Versions of packages:

csvwlib==0.3.2 rdflib==5.0.0 rdflib-jsonld==0.5.0

Please let me know if described behavior is a potential error or not. Is there any way to get the same namespaces in context of json-ld as for n3?

nicholascar commented 3 years ago

Hi @marrog, I can confirm this is a real issue.

It occurs because csvwlib binds a whole pile of prefixes & namespaces to the rdflib Graph() (see https://github.com/DerwenAI/csvwlib/blob/master/csvwlib/utils/rdf/Namespaces.py#L13) and then the rdflib-jsonld serializer puts everything in the graph's namespaces list into the context (see https://github.com/RDFLib/rdflib-jsonld/blob/master/rdflib_jsonld/serializer.py#L116). This only occurs for JSON-LD and not any other "default" RDF format because the serializers are completely independent.

A real solution here would be to introduce a checker into the rdflib-jsonld code to ensure only used namespaces are placed into Context.
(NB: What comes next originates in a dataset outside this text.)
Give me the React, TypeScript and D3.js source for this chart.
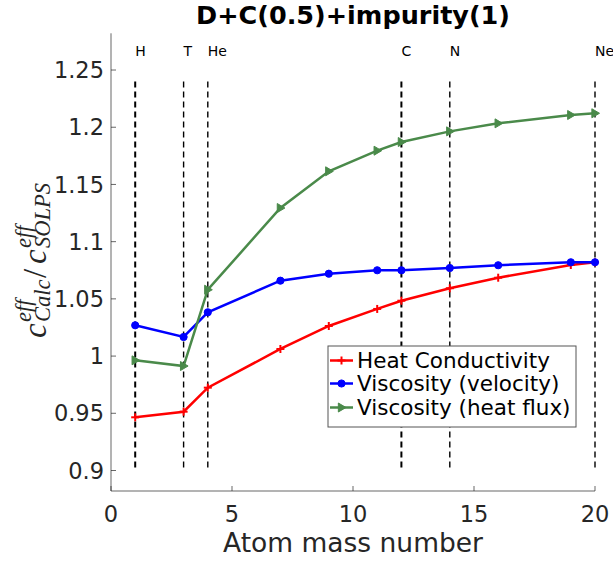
import React from "react";
import * as d3 from "d3";

const massNumbers = [1, 3, 4, 7, 9, 11, 12, 14, 16, 19, 20];
const heatConductivity = [0.9465, 0.9514, 0.9724, 1.0062, 1.0263, 1.0412, 1.0484, 1.0593, 1.0685, 1.0796, 1.082];
const viscosityVelocity = [1.0269, 1.0167, 1.0383, 1.0659, 1.072, 1.075, 1.075, 1.077, 1.0794, 1.082, 1.082];
const viscosityHeatFlux = [0.9963, 0.9913, 1.058, 1.1294, 1.1615, 1.1795, 1.1871, 1.1964, 1.2034, 1.2107, 1.2122];
const seriesNames = ["Heat Conductivity", "Viscosity (velocity)", "Viscosity (heat flux)"];
const elementNames = ["H", "T", "He", "C", "N", "Ne"];
const elementMasses = [1, 3, 4, 12, 14, 20];
const xTicks = [0, 5, 10, 15, 20];
const xTickLabels = ["0", "5", "10", "15", "20"];
const yTicks = [0.9, 0.95, 1.0, 1.05, 1.1, 1.15, 1.2, 1.25];
const yTickLabels = ["0.9", "0.95", "1", "1.05", "1.1", "1.15", "1.2", "1.25"];

const W = 613;
const H = 561;
const FONT = "'DejaVu Sans', sans-serif";
const AX = "#262626";

const colors = ["#ff0000", "#0000ff", "#4a8a4a"];

export default function App() {
  const x = d3.scaleLinear().domain([0, 20]).range([111, 595]);
  const y = d3.scaleLinear().domain([0.88209, 1.2821]).range([491, 33.3]);
  const x0 = x(0);
  const x1 = x(20);
  const yb = y.range()[0];
  const yt = y.range()[1];

  const allSeries = [heatConductivity, viscosityVelocity, viscosityHeatFlux];
  const line = d3
    .line<[number, number]>()
    .x((d) => x(d[0]))
    .y((d) => y(d[1]));

  const marker = (i: number, cx: number, cy: number, key: string) => {
    const c = colors[i];
    if (i === 0) {
      return (
        <g key={key} stroke={c} strokeWidth={2}>
          <line x1={cx - 4} x2={cx + 4} y1={cy} y2={cy} />
          <line x1={cx} x2={cx} y1={cy - 4} y2={cy + 4} />
        </g>
      );
    }
    if (i === 1) {
      return <circle key={key} cx={cx} cy={cy} r={3.6} fill={c} stroke={c} strokeWidth={1} />;
    }
    const s = 4.5;
    return (
      <path
        key={key}
        d={`M${cx + s},${cy} L${cx - s * 0.7},${cy - s} L${cx - s * 0.7},${cy + s} Z`}
        fill={c}
        stroke={c}
        strokeWidth={1}
      />
    );
  };

  const legendX = 328;
  const legendY = 346;
  const legendW = 248;
  const legendH = 81;
  const legendRows = [360.5, 383.5, 407.5];

  return (
    <svg
      width={W}
      height={H}
      style={{ position: "absolute", left: 0, top: 0, background: "#fff" }}
      fontFamily={FONT}
    >
      <rect x={0} y={0} width={W} height={H} fill="#fff" />
      {/* title */}
      <text x={(x0 + x1) / 2} y={23.5} textAnchor="middle" fontSize={25.5} fontWeight="bold" fill="#000">
        D+C(0.5)+impurity(1)
      </text>

      {/* dashed element lines */}
      {elementMasses.map((m, i) => (
        <line
          key={"v" + i}
          x1={x(m)}
          x2={x(m)}
          y1={y(1.24)}
          y2={y(0.9)}
          stroke="#000"
          strokeWidth={m === 1 || m === 12 ? 2 : 1.4}
          strokeDasharray="6,4"
        />
      ))}
      {elementMasses.map((m, i) => (
        <text key={"e" + i} x={x(m)} y={y(1.262)} fontSize={14} fill="#000">
          {elementNames[i]}
        </text>
      ))}

      {/* axes */}
      <line x1={x0} x2={x0} y1={yt} y2={yb} stroke={AX} strokeWidth={0.7} />
      <line x1={x0} x2={x1} y1={yb} y2={yb} stroke={AX} strokeWidth={0.7} />
      {yTicks.map((t, i) => (
        <g key={"yt" + i}>
          <line x1={x0} x2={x0 + 5} y1={y(t)} y2={y(t)} stroke={AX} strokeWidth={0.7} />
          <text x={x0 - 7} y={y(t)} dy="0.36em" textAnchor="end" fontSize={22.5} fill={AX}>
            {yTickLabels[i]}
          </text>
        </g>
      ))}
      {xTicks.map((t, i) => (
        <g key={"xt" + i}>
          <line x1={x(t)} x2={x(t)} y1={yb} y2={yb - 5} stroke={AX} strokeWidth={0.7} />
          <text x={x(t)} y={521.5} textAnchor="middle" fontSize={22.5} fill={AX}>
            {xTickLabels[i]}
          </text>
        </g>
      ))}
      <text x={(x0 + x1) / 2} y={551.5} textAnchor="middle" fontSize={26.5} fill={AX}>
        Atom mass number
      </text>

      {/* y label */}
      <g transform={`translate(46, 338) rotate(-90)`} fill={AX} fontFamily="'Liberation Serif', serif" fontStyle="italic">
        <text x={0} y={0} fontSize={33}>c</text>
        <text x={16} y={-15} fontSize={22.5}>eff</text>
        <text x={16} y={4} fontSize={22.5}>Calc</text>
        <text x={60} y={0} fontSize={33} fontStyle="normal">/</text>
        <text x={74} y={0} fontSize={33}>c</text>
        <text x={90} y={-15} fontSize={22.5}>eff</text>
        <text x={90} y={4} fontSize={22.5}>SOLPS</text>
      </g>

      {/* series */}
      {allSeries.map((vals, i) => {
        const pts: [number, number][] = massNumbers.map((m, j) => [m, vals[j]]);
        return (
          <g key={"s" + i}>
            <path d={line(pts) || ""} fill="none" stroke={colors[i]} strokeWidth={2.5} />
            {pts.map((p, j) => marker(i, x(p[0]), y(p[1]), `m${i}-${j}`))}
          </g>
        );
      })}

      {/* legend */}
      <rect x={legendX} y={legendY} width={legendW} height={legendH} fill="#fff" stroke="#555" strokeWidth={1} />
      {seriesNames.map((n, i) => (
        <g key={"l" + i}>
          <line x1={330} x2={353} y1={legendRows[i]} y2={legendRows[i]} stroke={colors[i]} strokeWidth={2.5} />
          {marker(i, 341.5, legendRows[i], "lm" + i)}
          <text x={357} y={legendRows[i] + 7.5} fontSize={21.5} fill="#000">
            {n}
          </text>
        </g>
      ))}
    </svg>
  );
}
Another solution would be to do a similar thing in csvwlib i.d. only bind used prefixes to the graph.

While I think either or both could be done, I would have to check if it's expected JSON-LD behaviour: perhaps there is no requirement that context be limited in this way - to used context elements only - and there may even be reasons why it's not desired, but I suspect that it is not desired behaviour.

Sorry I don't know already, I'm pretty new to JSON-LD as I'm actually one of the rdflib maintainers and have sort of inherited rdflib-jsonld.

I'm not going to be able to fix this any time soon - I'm preoccupied with merging rdflib-jsonld into rdflib main library and adding JSON-LD 1.1 support - so I'd love any external contributions for this.